After Israel conquered the West Bank from Jordan in the 1967 war, it established military courts independent of the army command. They draw on Jordanian law, on the laws from the period of British rule and on a plethora of military orders issued over the past four decades.
The Israeli official said that the military was striving to close gaps between the two systems, but that the Israeli youth law could not be put into full effect in the West Bank because of the difficult conditions. Israel recently raised the age of majority for Palestinians to 18 from 16, and it established the juvenile military court in 2009. But nighttime military operations were the only way to arrest Palestinian suspects, the official said, because summonses were routinely ignored and daytime arrests could set off confrontations.
Islam’s arrest came as part of a crackdown in Nabi Saleh. A few nights earlier, soldiers had raided the Dar Ayyoub home and other houses, photographing and taking details of all the men and boys. Days after Islam was taken, his younger brother, Karim, then 11, was seized by soldiers and held for hours at a police station on suspicion of throwing stones. Last month, during pretrial proceedings in the case against Islam, a juvenile military court judge acknowledged serious flaws in the interrogation but ruled his testimony admissible.
Sarit Michaeli of B’Tselem, an Israeli human rights organization, said that the youth judge could have taken a stand but had “failed this particular minor, and all the others.”
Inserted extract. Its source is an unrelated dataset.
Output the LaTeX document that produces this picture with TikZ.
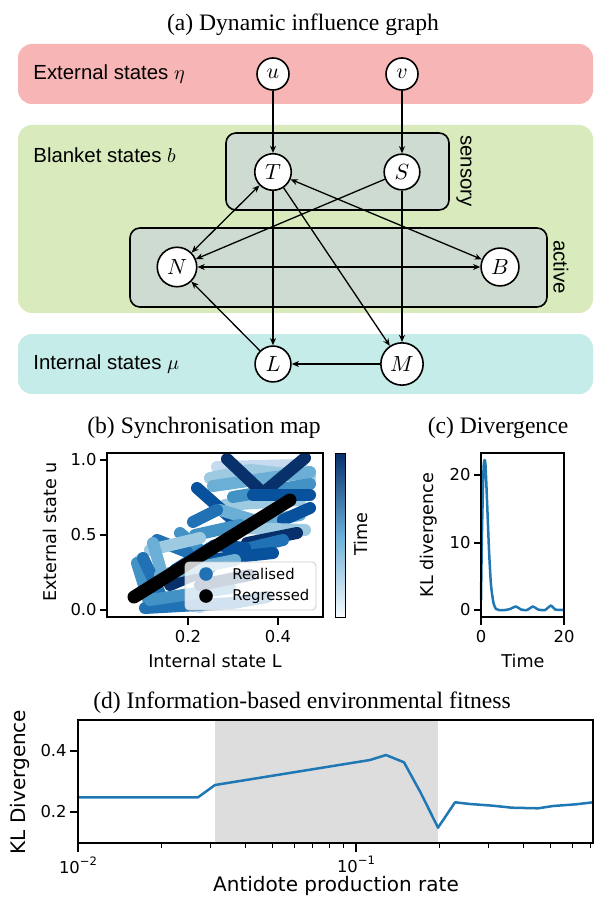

Islam spent two and a half months in prison before he was released to house arrest. Since September, he has been allowed out to go to school, which he now loathes. His father says he stays awake all night watching television, fearing that the soldiers will return.
In an interview at his home this month, Islam said he knew his rights, having once attended a workshop on interrogations in the village. But he said that he was told by an officer beforehand that rights would not help him. “I thought that if I spoke, they would release me,” he said.
Most of the villagers have shown understanding. Sometimes friends stop by for an hour or two. Waed is not among them.